The agreement by Boles to pay severance pay if the Carneys were terminated before the end of their employment amounts to a stipulated damages clause. LSA-C.C. Art. 2005, et seq. As such, plaintiffs are not required to prove their damages. LSA-C.C. Art. 2009.
Stipulated damages may be modified by the court if they are so manifestly unreasonable as to be contrary to public policy. LSA-C.C. Art. 2012. Stipulated damages should reasonably approximate the damages suffered by the obligee and not be penal. American Leasing Co. v. Lannon E. Miller & Son, 469 So. 2d 325 (La.App. 2d Cir.1985), on appeal after remand, 493 So. 2d 764 (La.App. 2d Cir.1986). The court must determine the reasonableness of the amount of stipulated damages by inquiring whether the parties attempted to approximate actual damages in confecting the stipulated damages provision of the agreement. American Leasing Co., supra.

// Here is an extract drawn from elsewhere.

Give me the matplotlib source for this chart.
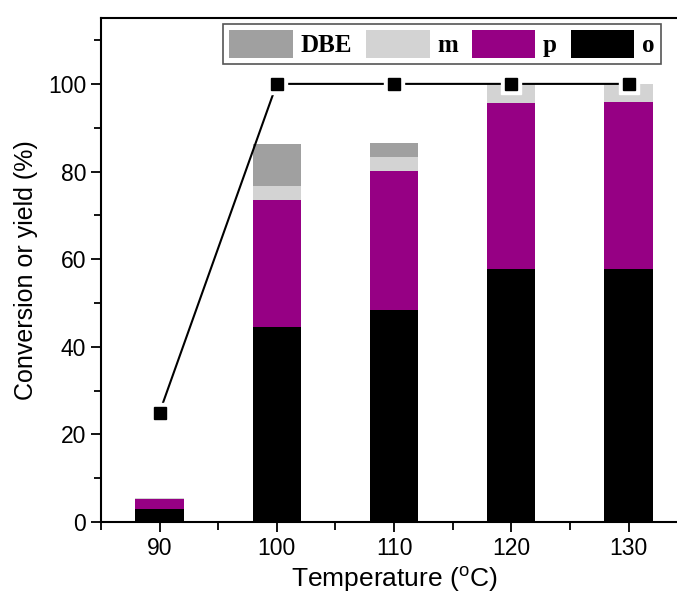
import numpy as np
import matplotlib
matplotlib.use("Agg")
import matplotlib.pyplot as plt
from matplotlib.ticker import MultipleLocator

# data
temps = [90, 100, 110, 120, 130]
o_yield = [3.0, 44.6, 48.3, 57.8, 57.8]
p_yield = [2.2, 29.0, 31.8, 37.9, 38.0]
m_yield = [0.4, 3.0, 3.2, 4.2, 4.2]
dbe_yield = [0.0, 9.6, 3.2, 0.0, 0.0]
conversion = [25.0, 100, 100, 100, 100]

plt.rcParams['font.family'] = ['Liberation Sans', 'DejaVu Sans']
plt.rcParams['mathtext.fontset'] = 'custom'
plt.rcParams['mathtext.rm'] = 'Liberation Sans'

fig = plt.figure(figsize=(6.77, 6.05), dpi=100)
ax = fig.add_axes([0.149, 0.137, 0.866, 0.833])

x = np.array(temps)
o = np.array(o_yield)
p = np.array(p_yield)
m = np.array(m_yield)
d = np.array(dbe_yield)

w = 4.1
b_o = ax.bar(x, o, w, color='black', label='o', zorder=2)
b_p = ax.bar(x, p, w, bottom=o, color='#960084', label='p', zorder=2)
b_m = ax.bar(x, m, w, bottom=o + p, color='#d3d3d3', label='m', zorder=2)
b_d = ax.bar(x, d, w, bottom=o + p + m, color='#a0a0a0', label='DBE', zorder=2)

# conversion line with gaps around the markers
ax.plot(x, conversion, color='black', lw=1.5, zorder=3)
ax.plot(x, conversion, 's', color='white', ms=15, zorder=4)
ax.plot(x, conversion, 's', color='black', ms=8.5, zorder=5)

ax.set_xlim(85, 135)
ax.set_ylim(0, 115)
ax.set_xticks(temps)
ax.xaxis.set_minor_locator(MultipleLocator(5))
ax.yaxis.set_minor_locator(MultipleLocator(10))
ax.set_yticks([0, 20, 40, 60, 80, 100])
ax.tick_params(which='major', direction='out', length=7, width=1.3, labelsize=16.5)
ax.tick_params(which='minor', direction='out', length=5, width=1.3)
ax.tick_params(axis='x', which='minor', length=6)
for s in ax.spines.values():
    s.set_linewidth(1.5)

ax.set_xlabel(r'Temperature ($\mathregular{^{o}}$C)', fontsize=19, labelpad=4)
ax.set_ylabel('Conversion or yield (%)', fontsize=18, labelpad=7)

leg = fig.legend(handles=[b_d, b_m, b_p, b_o], labels=['DBE', 'm', 'p', 'o'],
                 ncol=4, loc='upper left', bbox_to_anchor=(223 / 677, 1 - 24 / 605),
                 bbox_transform=fig.transFigure, borderaxespad=0,
                 prop={'family': 'Liberation Serif', 'weight': 'bold', 'size': 18},
                 handlelength=2.55, handleheight=1.3, handletextpad=0.3,
                 columnspacing=0.55, borderpad=0.25, fancybox=False,
                 frameon=True, edgecolor='#555555', framealpha=1)
leg.get_frame().set_linewidth(1.2)

fig.savefig('out.png', dpi=100)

When stipulated damages in a contract do not bear any reasonable relation to the actual damages suffered, courts have reduced the amount of damages recoverable. For example, in Philippi v. Viguerie, 606 So. 2d 577 (La.App. 5th Cir.1992), writ denied, *344 609 So. 2d 226 (La.1992), the court affirmed the trial court's reduction of stipulated damages arising from breach of a noncompetitive agreement where an award of the stipulated damages in the contract would have resulted in the plaintiff receiving an amount equal to the purchase price he paid to defendant for the business.
The record in this case indicates that the Carneys were attempting to use the stipulated damages provision as a hedge or safety net against the possibility the bank would fail. Since both of them were to be employed at the same institution, such failure would leave them both out of work and without loan portfolios to make them attractive prospects for employment at other banking institutions. Of course, the sole purpose of the FSLIC takeover was to close the insolvent institution in an orderly fashion. Thus, the Carneys' job security was even more tenuous than when they accepted employment with the financially troubled First City Bank. The attendant uncertainty is clearly an aspect of the damages they suffered.

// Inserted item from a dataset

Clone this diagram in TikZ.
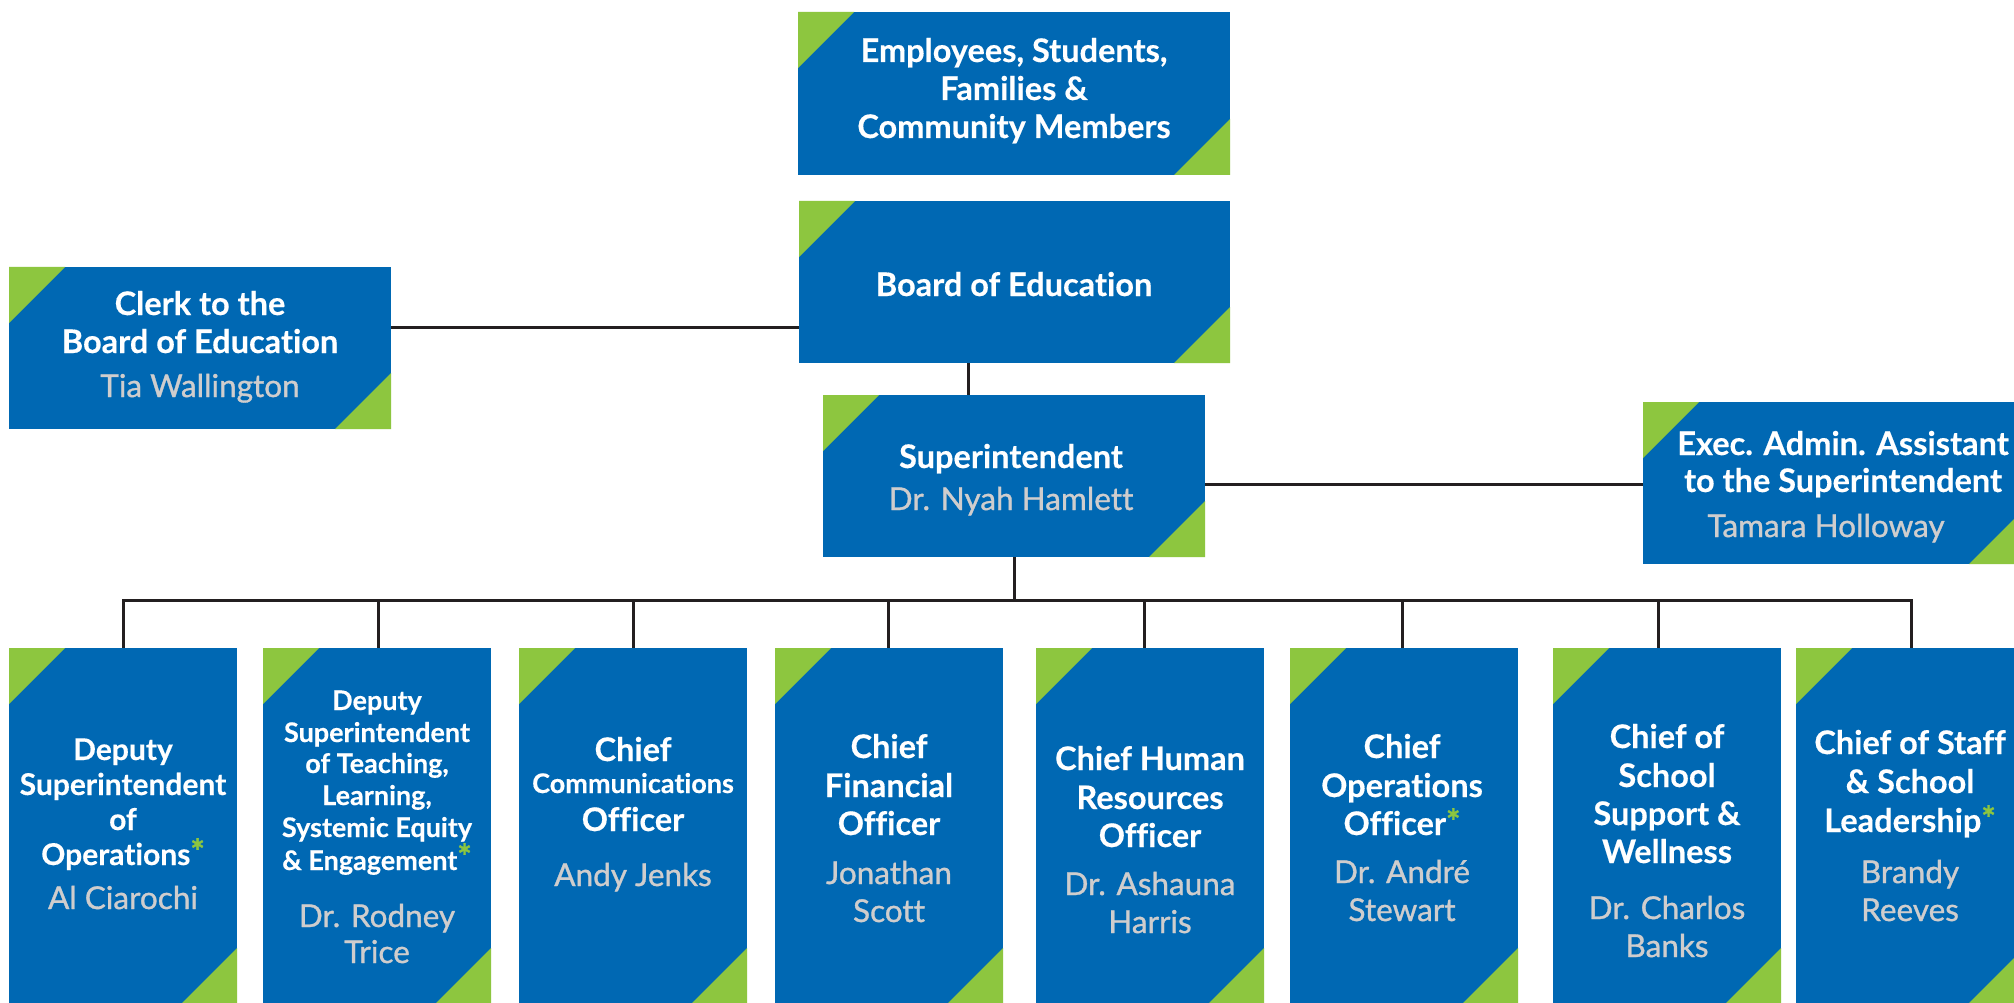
\documentclass[tikz,border=0pt]{standalone}
\usepackage{fontspec}
\setmainfont{Lato}[Ligatures={NoCommon,NoRare,NoContextual}, BoldFeatures={FakeBold=0.4}]
\newfontfamily\nmfont[FakeBold=1, Ligatures={NoCommon,NoRare,NoContextual}]{Lato}
\definecolor{bblue}{RGB}{0,104,179}
\definecolor{bgreen}{RGB}{141,198,63}
\definecolor{ngray}{RGB}{207,205,205}
\definecolor{lcol}{RGB}{35,31,32}
\newcommand{\gst}{\textcolor{bgreen}{\raisebox{1pt}{\nmfont\fontsize{34}{34}\selectfont *}}}
\newcommand{\corners}[1]{%
  \fill[bgreen] (#1.north west) -- ++(56,0) -- ++(-56,56) -- cycle;
  \fill[bgreen] (#1.south east) -- ++(-56,0) -- ++(56,-56) -- cycle;}
\tikzset{
  box/.style n args={2}{rectangle, fill=bblue, inner sep=0pt, outer sep=0pt,
    minimum width=#1pt, minimum height=#2pt},
  ttl/.style={anchor=base, text=white, inner sep=0pt, font=\bfseries\fontsize{32.5}{32.5}\selectfont},
  ttlm/.style={anchor=base, text=white, inner sep=0pt, font=\bfseries\fontsize{30}{30}\selectfont},
  ttls/.style={anchor=base, text=white, inner sep=0pt, font=\bfseries\fontsize{27}{27}\selectfont},
  ttlxs/.style={anchor=base, text=white, inner sep=0pt, font=\bfseries\fontsize{27}{27}\selectfont},
  nm/.style={anchor=base, text=ngray, inner sep=0pt, font=\nmfont\fontsize{31.5}{31.5}\selectfont},
  conn/.style={draw=lcol, line width=3pt}
}
\begin{document}
\begin{tikzpicture}[x=1pt,y=-1pt]
\clip (0,0) rectangle (2014,1003);
\fill[white] (0,0) rectangle (2014,1003);
% boxes
\node[box={432}{163}] (top) at (1014,93.5) {};
\node[box={431}{162}] (board) at (1014.5,282) {};
\node[box={382}{162}] (clerk) at (200,348) {};
\node[box={382}{162}] (super) at (1014,476) {};
\node[box={382}{162}] (exec) at (1834,483) {};
\node[box={228}{356}] (b1) at (123,826) {};
\node[box={228}{356}] (b2) at (377,826) {};
\node[box={228}{356}] (b3) at (633,826) {};
\node[box={228}{356}] (b4) at (889,826) {};
\node[box={228}{356}] (b5) at (1150,826) {};
\node[box={228}{356}] (b6) at (1404,826) {};
\node[box={228}{356}] (b7) at (1667,826) {};
\node[box={228}{356}] (b8) at (1910,826) {};
\foreach \b in {top,board,clerk,super,exec,b1,b2,b3,b4,b5,b6,b7,b8}{\corners{\b}}
% connectors
\coordinate (cl) at (0,327);
\draw[conn] (clerk.east |- cl) -- (board.west |- cl);
\coordinate (bs) at (968,0);
\draw[conn] (board.south -| bs) -- (super.north -| bs);
\coordinate (ex) at (0,484);
\draw[conn] (super.east |- ex) -- (exec.west |- ex);
\coordinate (bus) at (0,600);
\draw[conn] (super.south) -- (super.south |- bus);
\coordinate (c1) at (123,600);
\coordinate (c2) at (378,600);
\coordinate (c3) at (633,600);
\coordinate (c4) at (888,600);
\coordinate (c5) at (1144,600);
\coordinate (c6) at (1402,600);
\coordinate (c7) at (1658,600);
\coordinate (c8) at (1911,600);
\draw[conn, line cap=rect] (c1) -- (c8);
\foreach \i in {1,...,8}{\draw[conn] (c\i) -- (b\i.north -| c\i);}
% texts
\node[ttl] (t0a) at (1014,62) {Employees, Students,};
\node[ttl] (t0b) at (1014,100) {Families \&};
\node[ttl] (t0c) at (1014,138) {Community Members};
\node[ttl] (tba) at (1014,296) {Board of Education};
\node[ttl] (tca) at (200,315) {Clerk to the};
\node[ttl] (tcb) at (200,353) {Board of Education};
\node[nm] (tcn) at (200,397) {Tia Wallington};
\node[ttl] (tsa) at (1011,468) {Superintendent};
\node[nm] (tsn) at (1011,510) {Dr. Nyah Hamlett};
\node[ttl] (tea) at (1843,455) {Exec. Admin. Assistant};
\node[ttl] (teb) at (1843,492) {to the Superintendent};
\node[nm] (ten) at (1826,537) {Tamara Holloway};
% b1
\node[ttlm] (t1a) at (123,760) {Deputy};
\node[ttlm] (t1b) at (123,795) {Superintendent};
\node[ttlm] (t1c) at (123,830) {of};
\node[ttlm] (t1d) at (123,865) {Operations\gst};
\node[nm] (t1n) at (123,909) {Al Ciarochi};
% b2
\node[ttls] (t2a) at (377,710) {Deputy};
\node[ttls] (t2b) at (377,742) {Superintendent};
\node[ttls] (t2c) at (377,773) {of Teaching,};
\node[ttls] (t2d) at (377,805) {Learning,};
\node[ttls] (t2e) at (377,837) {Systemic Equity};
\node[ttls] (t2f) at (377,870) {\& Engagement\gst};
\node[nm] (t2n) at (377,927) {Dr. Rodney};
\node[nm] (t2m) at (377,963) {Trice};
% b3
\node[ttl] (t3a) at (633,761) {Chief};
\node[ttlxs] (t3b) at (633,793) {Communications};
\node[ttl] (t3c) at (633,831) {Officer};
\node[nm] (t3n) at (633,886) {Andy Jenks};
% b4
\node[ttl] (t4a) at (889,758) {Chief};
\node[ttl] (t4b) at (889,797) {Financial};
\node[ttl] (t4c) at (889,835) {Officer};
\node[nm] (t4n) at (889,884) {Jonathan};
\node[nm] (t4m) at (889,922) {Scott};
% b5
\node[ttl] (t5a) at (1150,770) {Chief Human};
\node[ttl] (t5b) at (1150,809) {Resources};
\node[ttl] (t5c) at (1150,847) {Officer};
\node[nm] (t5n) at (1150,895) {Dr. Ashauna};
\node[nm] (t5m) at (1150,933) {Harris};
% b6
\node[ttl] (t6a) at (1402,758) {Chief};
\node[ttl] (t6b) at (1402,797) {Operations};
\node[ttl] (t6c) at (1402,835) {Officer\gst};
\node[nm] (t6n) at (1402,883) {Dr. André};
\node[nm] (t6m) at (1402,921) {Stewart};
% b7
\node[ttl] (t7a) at (1667,748) {Chief of};
\node[ttl] (t7b) at (1667,787) {School};
\node[ttl] (t7c) at (1667,825) {Support \&};
\node[ttl] (t7d) at (1667,863) {Wellness};
\node[nm] (t7n) at (1667,919) {Dr. Charlos};
\node[nm] (t7m) at (1667,957) {Banks};
% b8
\node[ttl] (t8a) at (1910,754) {Chief of Staff};
\node[ttl] (t8b) at (1910,793) {\& School};
\node[ttl] (t8c) at (1910,832) {Leadership\gst};
\node[nm] (t8n) at (1910,883) {Brandy};
\node[nm] (t8m) at (1910,921) {Reeves};
\end{tikzpicture}
\end{document}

On the other hand, to award each of the Carneys a full year's salary would result in a windfall which in no wise reflects the actual damage they suffered because of their continuous and uninterrupted employment throughout the term of the contract at the same pay. We therefore conclude that to award the Carneys $125,000 (the full amount of the stipulated damages in the contract of guaranty from Boles) would be so manifestly unreasonable as to be contrary to public policy. LSA-C.C. Art. 2012. Considering the circumstances which we have previously mentioned which center around the uncertainty that was interjected into the plaintiffs' careers by the FSLIC takeover and considering the respective salaries of the two plaintiffs, we find that plaintiff, VADEN JACKSON CARNEY, III, is entitled to damages in the amount of TWELVE THOUSAND DOLLARS ($12,000), and plaintiff, DIANE WILLIAMS CARNEY, is entitled to damages in the amount of NINE THOUSAND DOLLARS ($9,000). These sums will bear legal interest from the date of judicial demand until paid. All costs of this litigation are assessed against the defendant.
REVERSED AND RENDERED.
LINDSAY, J., dissents and assigns reasons.
LINDSAY, Judge, dissenting.
I respectfully dissent from the majority opinion which reverses the trial court judgment and allows the plaintiffs to recover damages for loss of employment when, in fact, the plaintiffs did not lose their employment.

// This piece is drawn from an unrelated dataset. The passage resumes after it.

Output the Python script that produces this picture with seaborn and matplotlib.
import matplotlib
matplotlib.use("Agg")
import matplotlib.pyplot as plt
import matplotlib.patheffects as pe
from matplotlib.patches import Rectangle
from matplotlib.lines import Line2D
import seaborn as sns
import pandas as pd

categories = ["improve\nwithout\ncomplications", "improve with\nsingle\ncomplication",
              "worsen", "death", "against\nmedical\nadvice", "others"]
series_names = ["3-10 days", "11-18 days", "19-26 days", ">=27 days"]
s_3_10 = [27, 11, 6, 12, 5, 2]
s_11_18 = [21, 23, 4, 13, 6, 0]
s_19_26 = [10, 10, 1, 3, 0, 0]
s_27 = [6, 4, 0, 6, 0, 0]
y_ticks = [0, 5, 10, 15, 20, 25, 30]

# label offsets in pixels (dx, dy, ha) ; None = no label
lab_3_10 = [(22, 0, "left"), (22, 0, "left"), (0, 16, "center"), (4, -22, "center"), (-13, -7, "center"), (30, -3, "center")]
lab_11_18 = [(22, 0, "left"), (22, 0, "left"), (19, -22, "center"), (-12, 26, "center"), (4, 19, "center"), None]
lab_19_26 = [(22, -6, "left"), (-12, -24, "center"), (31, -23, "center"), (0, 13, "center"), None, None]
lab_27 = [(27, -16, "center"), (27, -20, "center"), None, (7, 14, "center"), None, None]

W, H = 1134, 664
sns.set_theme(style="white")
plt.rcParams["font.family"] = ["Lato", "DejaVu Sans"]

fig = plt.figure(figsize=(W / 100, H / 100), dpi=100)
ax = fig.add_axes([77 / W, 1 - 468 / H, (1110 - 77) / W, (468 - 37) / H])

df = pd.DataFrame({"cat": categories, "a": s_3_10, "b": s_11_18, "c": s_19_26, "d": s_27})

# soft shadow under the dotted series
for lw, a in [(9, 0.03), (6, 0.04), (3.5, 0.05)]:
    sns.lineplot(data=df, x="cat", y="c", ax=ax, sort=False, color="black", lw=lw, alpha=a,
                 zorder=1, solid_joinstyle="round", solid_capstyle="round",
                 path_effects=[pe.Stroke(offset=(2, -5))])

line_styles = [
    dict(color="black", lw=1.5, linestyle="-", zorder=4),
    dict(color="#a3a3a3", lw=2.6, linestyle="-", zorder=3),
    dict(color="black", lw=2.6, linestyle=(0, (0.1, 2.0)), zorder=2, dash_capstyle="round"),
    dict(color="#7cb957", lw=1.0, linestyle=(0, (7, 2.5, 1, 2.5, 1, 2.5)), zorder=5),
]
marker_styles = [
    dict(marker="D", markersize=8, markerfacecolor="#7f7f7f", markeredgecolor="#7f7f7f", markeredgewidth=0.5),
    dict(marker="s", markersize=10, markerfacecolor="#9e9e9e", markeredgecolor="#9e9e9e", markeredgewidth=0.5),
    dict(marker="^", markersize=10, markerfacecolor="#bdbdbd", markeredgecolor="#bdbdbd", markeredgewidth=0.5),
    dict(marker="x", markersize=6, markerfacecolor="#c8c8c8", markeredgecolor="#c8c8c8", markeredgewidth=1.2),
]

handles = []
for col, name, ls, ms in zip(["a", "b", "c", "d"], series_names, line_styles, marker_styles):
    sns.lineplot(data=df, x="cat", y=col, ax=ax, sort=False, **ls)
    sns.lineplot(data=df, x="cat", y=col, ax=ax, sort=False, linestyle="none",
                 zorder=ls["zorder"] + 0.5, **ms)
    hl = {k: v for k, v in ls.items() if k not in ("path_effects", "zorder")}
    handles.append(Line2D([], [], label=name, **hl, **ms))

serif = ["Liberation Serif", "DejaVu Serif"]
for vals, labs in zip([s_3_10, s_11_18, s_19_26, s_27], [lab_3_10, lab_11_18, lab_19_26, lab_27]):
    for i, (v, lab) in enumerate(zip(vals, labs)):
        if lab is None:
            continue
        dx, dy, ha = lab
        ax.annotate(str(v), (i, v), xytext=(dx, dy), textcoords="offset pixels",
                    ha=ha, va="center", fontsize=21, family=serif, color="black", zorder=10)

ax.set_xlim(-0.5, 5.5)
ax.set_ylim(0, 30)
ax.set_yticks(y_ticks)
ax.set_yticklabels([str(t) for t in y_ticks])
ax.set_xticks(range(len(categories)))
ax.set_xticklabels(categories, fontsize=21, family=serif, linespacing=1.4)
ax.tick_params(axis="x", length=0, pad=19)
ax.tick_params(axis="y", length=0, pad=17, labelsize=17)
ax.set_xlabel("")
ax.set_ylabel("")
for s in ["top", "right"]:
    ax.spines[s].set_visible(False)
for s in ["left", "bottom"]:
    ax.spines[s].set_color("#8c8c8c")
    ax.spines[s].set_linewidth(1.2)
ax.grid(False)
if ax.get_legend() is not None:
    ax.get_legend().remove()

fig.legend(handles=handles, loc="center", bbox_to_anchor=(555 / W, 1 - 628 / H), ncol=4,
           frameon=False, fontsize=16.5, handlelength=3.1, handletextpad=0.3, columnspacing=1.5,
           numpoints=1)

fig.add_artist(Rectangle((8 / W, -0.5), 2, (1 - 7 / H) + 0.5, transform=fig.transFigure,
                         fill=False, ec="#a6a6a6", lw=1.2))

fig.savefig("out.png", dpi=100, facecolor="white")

The jury rejected plaintiffs' demands to enforce an agreement with William R. Boles which guaranteed the plaintiffs would receive a one year salary if they were terminated from their employment as bank officers of First City Savings and Loan Association in Monroe. The jury found that although the plaintiffs' contract of employment was terminated at First City through operation of federal law when that institution failed, their employment continued with the new banking entity created by the federal government. Therefore, the jury found that the defendant, Mr. Boles, was not liable to the plaintiffs for severance pay.
In reversing the jury verdict, the majority awards the plaintiffs a total of $21,000, plus interest, when they have suffered no loss. This damage award is simply a penalty imposed upon the guarantor for the failure of this financial institution, when other similar institutions were failing throughout the country.
The guaranty agreement between these parties was designed only to insure that the plaintiffs would have continuous employment for a term of three years, which they received. To affirm, under the limited circumstances of this case, would not do violence to the cases which hold that terminated employees under term contracts, are not required to mitigate their damages. The principles of Andrepont v. Lake Charles Harbor and Terminal District, 602 So. 2d 704 (La.1992), continue to apply, and the employee with a contract for a term who is terminated without cause, is still entitled to stipulated damages when the employment has been terminated. *345 (In Andrepont, I suggest the employee was sent away from his employment.)
Here, federal law required that the employment contract be terminated when First City failed. Yet, the plaintiffs never lost their jobs. This is not the type of case normally seen where an employer and an employee, having entered into an employment contract for a term, part company and the employee is "sent away" from the job. LSA-C.C. Art. 2749. The plaintiffs were never "sent away" from their employment and they continued to work in the same place, at the same desk, at the same job, at the same pay. This is a special case. The defendant only guaranteed the plaintiffs' salaries, which they continued to receive.
If plaintiffs had lost their jobs, they would have had no duty to mitigate their damages under this contract. However, they did not lose their jobs, nor were they "sent away." Federal law mandated a termination of their contracts of employment, but their actual employment and their receipt of salary and benefits never ceased. Had the plaintiffs left their employment, a different situation might be presented. However, in this case, they did not leave and the RTC, the successor of First City, continued to pay plaintiffs' their salaries and provided jobs, just as before.
Because the plaintiffs lost nothing under their original employment contract, and received all the benefits to which they were entitled, the guarantor should not be responsible for any so-called "damages." Under the circumstances of this case, the guaranty simply did not come into play.
Accordingly, I would affirm the jury verdict. I respectfully dissent.